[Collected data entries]
###

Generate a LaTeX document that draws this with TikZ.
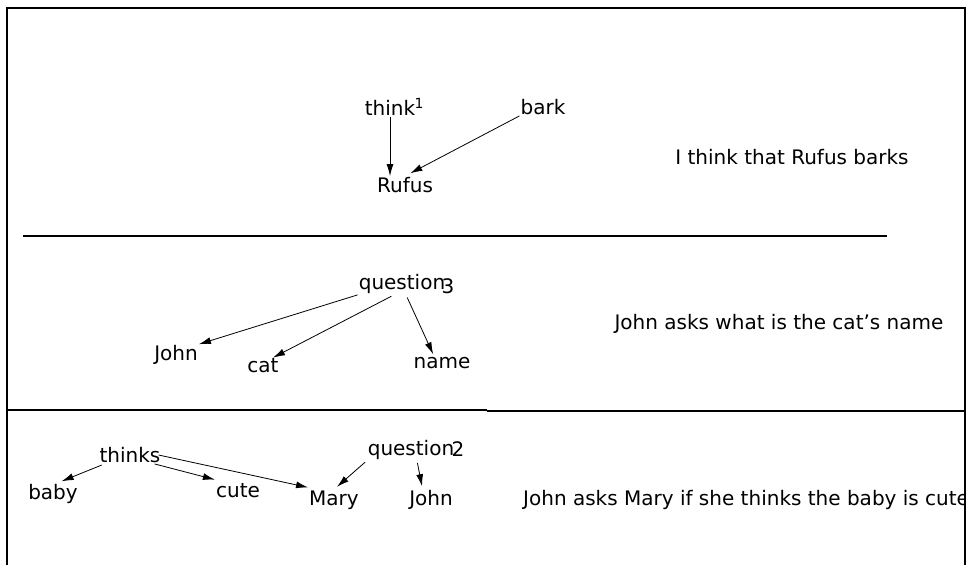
\documentclass[tikz,border=0pt]{standalone}
\usepackage{fontspec}
\setmainfont{DejaVu Sans}
\usetikzlibrary{arrows.meta}
\begin{document}
\begin{tikzpicture}[x=1pt,y=-1pt,
		>={Latex[length=12pt,width=7pt]},
		every node/.style={inner sep=1pt,font=\fontsize{20}{22}\selectfont},
		word/.style={anchor=center},
		idx/.style={font=\fontsize{14}{15}\selectfont},
		caption/.style={anchor=center},
		link/.style={->,line width=0.8pt},
		rule/.style={line width=1.2pt}]
		
		\useasboundingbox (0,0) rectangle (967,565);
		
		% frame and separators
		\draw[rule] (7,565) -- (7,8) -- (965,8) -- (965,565);
		\draw[rule] (23,236) -- (887,236);
		\draw[rule] (7,410) -- (487,410);
		\draw[rule] (487,411) -- (965,411);
		
		% first sentence
		\node[word] (think) at (390,108) {think};
		\node[idx] (think1) at (419,103) {1};
		\node[word] (bark) at (543,107) {bark};
		\node[word] (rufus) at (405,185) {Rufus};
		\node[caption] (cap1) at (792,157) {I think that Rufus barks};
		
		\draw[link]   (think.south) -- (think.south |- rufus.north);
		\draw[link,shorten >=6pt]   (bark.south west) -- (rufus.north);
		
		% second sentence
		\node[word] (question3) at (402,284) {question};
		\node[word] (q3idx) at (448,286) {3};
		\node[word] (john3) at (176,355) {John};
		\node[word] (cat) at (263,366) {cat};
		\node[word] (name) at (442,363) {name};
		\node[caption] (cap2) at (779,324) {John asks what is the cat's name};
		
		\draw[link]   (question3.south west) -- (john3.north east);
		\draw[link,shorten <=3pt]   ([xshift=-8pt]question3.south) -- ([xshift=10pt]cat.north);
		\draw[link,shorten <=3pt,shorten >=2pt]   ([xshift=4pt]question3.south) -- ([xshift=-8pt]name.north);
		
		% third sentence
		\node[word] (thinks) at (130,455) {thinks};
		\node[word] (baby) at (53,494) {baby};
		\node[word] (cute) at (238,491) {cute};
		\node[word] (mary) at (334,500) {Mary};
		\node[word] (question2) at (411,450) {question};
		\node[word] (q2idx) at (458,449) {2};
		\node[word] (john2) at (431,500) {John};
		\begin{scope}
			\clip (0,0) rectangle (964,565);
			\node[caption,anchor=west] (cap3) at (522,500) {John asks Mary if she thinks the baby is cute};
		\end{scope}
		
		\draw[link,shorten <=3pt,shorten >=5pt]   ([xshift=6pt]thinks.south west) -- ([xshift=4pt]baby.north);
		\draw[link]   (thinks.-20) -- ([yshift=3pt]cute.north west);
		\draw[link]   ([xshift=-3pt]thinks.east) -- ([yshift=2pt]mary.north west);
		\draw[link,shorten <=2pt,shorten >=4pt]   (question2.south west) -- (mary.north);
		\draw[link,shorten <=2pt]   ([xshift=6pt]question2.south) -- ([xshift=-9pt,yshift=3pt]john2.north);
		\end{tikzpicture}
\end{document}
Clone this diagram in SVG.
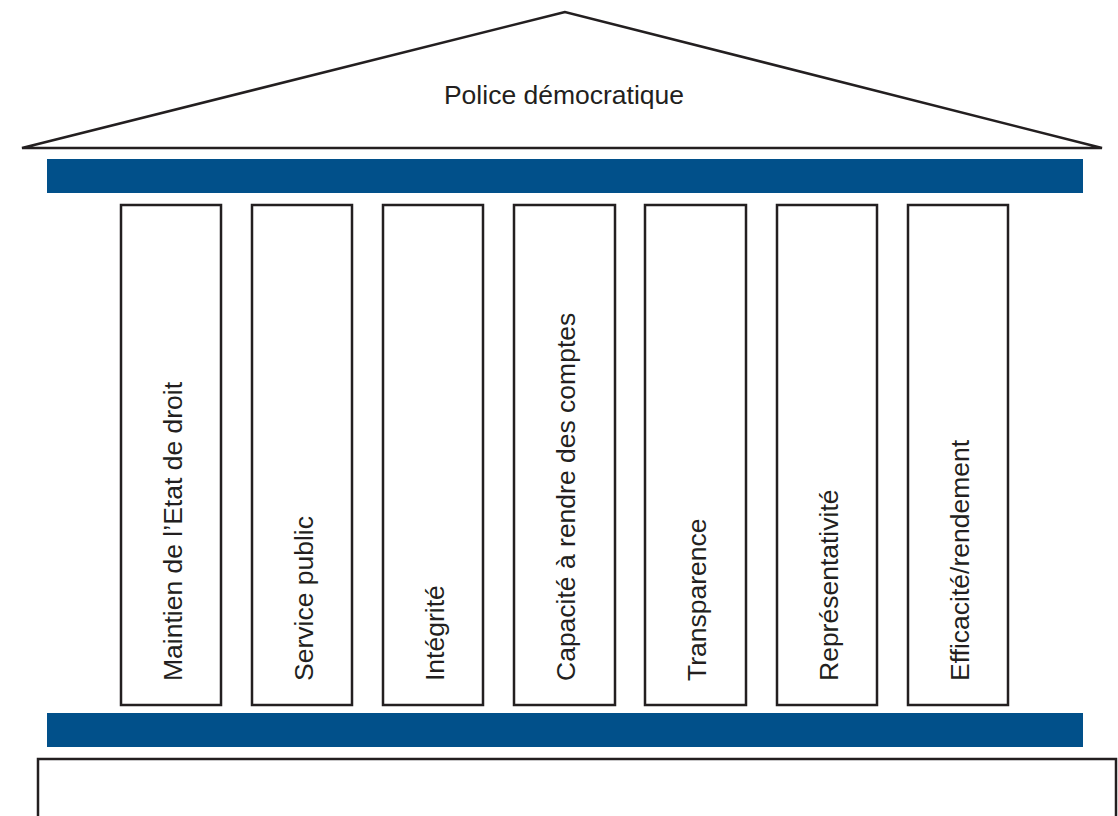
<svg xmlns="http://www.w3.org/2000/svg" width="1118" height="816" viewBox="0 0 1118 816">
<style>
.ln{fill:#fff;stroke:#231f20;stroke-width:2.5}
.bar{fill:#01508a}
.t{font-family:"Liberation Sans",Arial,sans-serif;font-size:26.5px;fill:#231f20}
</style>
<rect width="1118" height="816" fill="#fff"/>
<g id="roof">
<polygon class="ln" points="565,12 22,148 1102,148" stroke-linejoin="miter"/>
<text class="t" x="564" y="104" text-anchor="middle">Police démocratique</text>
</g>
<rect id="top-bar" class="bar" x="47" y="159" width="1036" height="34"/>
<g id="col1"><rect class="ln" x="121" y="205" width="100" height="500"/><text class="t" transform="translate(182,681) rotate(-90)">Maintien de l’Etat de droit</text></g>
<g id="col2"><rect class="ln" x="252" y="205" width="100" height="500"/><text class="t" transform="translate(313,681) rotate(-90)">Service public</text></g>
<g id="col3"><rect class="ln" x="383" y="205" width="100" height="500"/><text class="t" transform="translate(444,681) rotate(-90)">Intégrité</text></g>
<g id="col4"><rect class="ln" x="514" y="205" width="101" height="500"/><text class="t" transform="translate(575,681) rotate(-90)">Capacité à rendre des comptes</text></g>
<g id="col5"><rect class="ln" x="645" y="205" width="101" height="500"/><text class="t" transform="translate(706,681) rotate(-90)">Transparence</text></g>
<g id="col6"><rect class="ln" x="777" y="205" width="100" height="500"/><text class="t" transform="translate(838,681) rotate(-90)">Représentativité</text></g>
<g id="col7"><rect class="ln" x="908" y="205" width="100" height="500"/><text class="t" transform="translate(969,681) rotate(-90)">Efficacité/rendement</text></g>
<rect id="bottom-bar" class="bar" x="47" y="713" width="1036" height="34"/>
<g id="base"><rect class="ln" x="38" y="759" width="1078" height="80"/></g>
<g id="connectors"/>
</svg>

###

[TASK DIRECTIONS]
Output every entry word for word, but omit the pictures.

[ANSWER FOR THIS EXERCISE]
Generate a LaTeX document that draws this with TikZ.
\documentclass[tikz,border=0pt]{standalone}
\usepackage{fontspec}
\setmainfont{DejaVu Sans}
\usetikzlibrary{arrows.meta}
\begin{document}
\begin{tikzpicture}[x=1pt,y=-1pt,
		>={Latex[length=12pt,width=7pt]},
		every node/.style={inner sep=1pt,font=\fontsize{20}{22}\selectfont},
		word/.style={anchor=center},
		idx/.style={font=\fontsize{14}{15}\selectfont},
		caption/.style={anchor=center},
		link/.style={->,line width=0.8pt},
		rule/.style={line width=1.2pt}]
		
		\useasboundingbox (0,0) rectangle (967,565);
		
		% frame and separators
		\draw[rule] (7,565) -- (7,8) -- (965,8) -- (965,565);
		\draw[rule] (23,236) -- (887,236);
		\draw[rule] (7,410) -- (487,410);
		\draw[rule] (487,411) -- (965,411);
		
		% first sentence
		\node[word] (think) at (390,108) {think};
		\node[idx] (think1) at (419,103) {1};
		\node[word] (bark) at (543,107) {bark};
		\node[word] (rufus) at (405,185) {Rufus};
		\node[caption] (cap1) at (792,157) {I think that Rufus barks};
		
		\draw[link]   (think.south) -- (think.south |- rufus.north);
		\draw[link,shorten >=6pt]   (bark.south west) -- (rufus.north);
		
		% second sentence
		\node[word] (question3) at (402,284) {question};
		\node[word] (q3idx) at (448,286) {3};
		\node[word] (john3) at (176,355) {John};
		\node[word] (cat) at (263,366) {cat};
		\node[word] (name) at (442,363) {name};
		\node[caption] (cap2) at (779,324) {John asks what is the cat's name};
		
		\draw[link]   (question3.south west) -- (john3.north east);
		\draw[link,shorten <=3pt]   ([xshift=-8pt]question3.south) -- ([xshift=10pt]cat.north);
		\draw[link,shorten <=3pt,shorten >=2pt]   ([xshift=4pt]question3.south) -- ([xshift=-8pt]name.north);
		
		% third sentence
		\node[word] (thinks) at (130,455) {thinks};
		\node[word] (baby) at (53,494) {baby};
		\node[word] (cute) at (238,491) {cute};
		\node[word] (mary) at (334,500) {Mary};
		\node[word] (question2) at (411,450) {question};
		\node[word] (q2idx) at (458,449) {2};
		\node[word] (john2) at (431,500) {John};
		\begin{scope}
			\clip (0,0) rectangle (964,565);
			\node[caption,anchor=west] (cap3) at (522,500) {John asks Mary if she thinks the baby is cute};
		\end{scope}
		
		\draw[link,shorten <=3pt,shorten >=5pt]   ([xshift=6pt]thinks.south west) -- ([xshift=4pt]baby.north);
		\draw[link]   (thinks.-20) -- ([yshift=3pt]cute.north west);
		\draw[link]   ([xshift=-3pt]thinks.east) -- ([yshift=2pt]mary.north west);
		\draw[link,shorten <=2pt,shorten >=4pt]   (question2.south west) -- (mary.north);
		\draw[link,shorten <=2pt]   ([xshift=6pt]question2.south) -- ([xshift=-9pt,yshift=3pt]john2.north);
		\end{tikzpicture}
\end{document}
Clone this diagram in SVG.
<svg xmlns="http://www.w3.org/2000/svg" width="1118" height="816" viewBox="0 0 1118 816">
<style>
.ln{fill:#fff;stroke:#231f20;stroke-width:2.5}
.bar{fill:#01508a}
.t{font-family:"Liberation Sans",Arial,sans-serif;font-size:26.5px;fill:#231f20}
</style>
<rect width="1118" height="816" fill="#fff"/>
<g id="roof">
<polygon class="ln" points="565,12 22,148 1102,148" stroke-linejoin="miter"/>
<text class="t" x="564" y="104" text-anchor="middle">Police démocratique</text>
</g>
<rect id="top-bar" class="bar" x="47" y="159" width="1036" height="34"/>
<g id="col1"><rect class="ln" x="121" y="205" width="100" height="500"/><text class="t" transform="translate(182,681) rotate(-90)">Maintien de l’Etat de droit</text></g>
<g id="col2"><rect class="ln" x="252" y="205" width="100" height="500"/><text class="t" transform="translate(313,681) rotate(-90)">Service public</text></g>
<g id="col3"><rect class="ln" x="383" y="205" width="100" height="500"/><text class="t" transform="translate(444,681) rotate(-90)">Intégrité</text></g>
<g id="col4"><rect class="ln" x="514" y="205" width="101" height="500"/><text class="t" transform="translate(575,681) rotate(-90)">Capacité à rendre des comptes</text></g>
<g id="col5"><rect class="ln" x="645" y="205" width="101" height="500"/><text class="t" transform="translate(706,681) rotate(-90)">Transparence</text></g>
<g id="col6"><rect class="ln" x="777" y="205" width="100" height="500"/><text class="t" transform="translate(838,681) rotate(-90)">Représentativité</text></g>
<g id="col7"><rect class="ln" x="908" y="205" width="100" height="500"/><text class="t" transform="translate(969,681) rotate(-90)">Efficacité/rendement</text></g>
<rect id="bottom-bar" class="bar" x="47" y="713" width="1036" height="34"/>
<g id="base"><rect class="ln" x="38" y="759" width="1078" height="80"/></g>
<g id="connectors"/>
</svg>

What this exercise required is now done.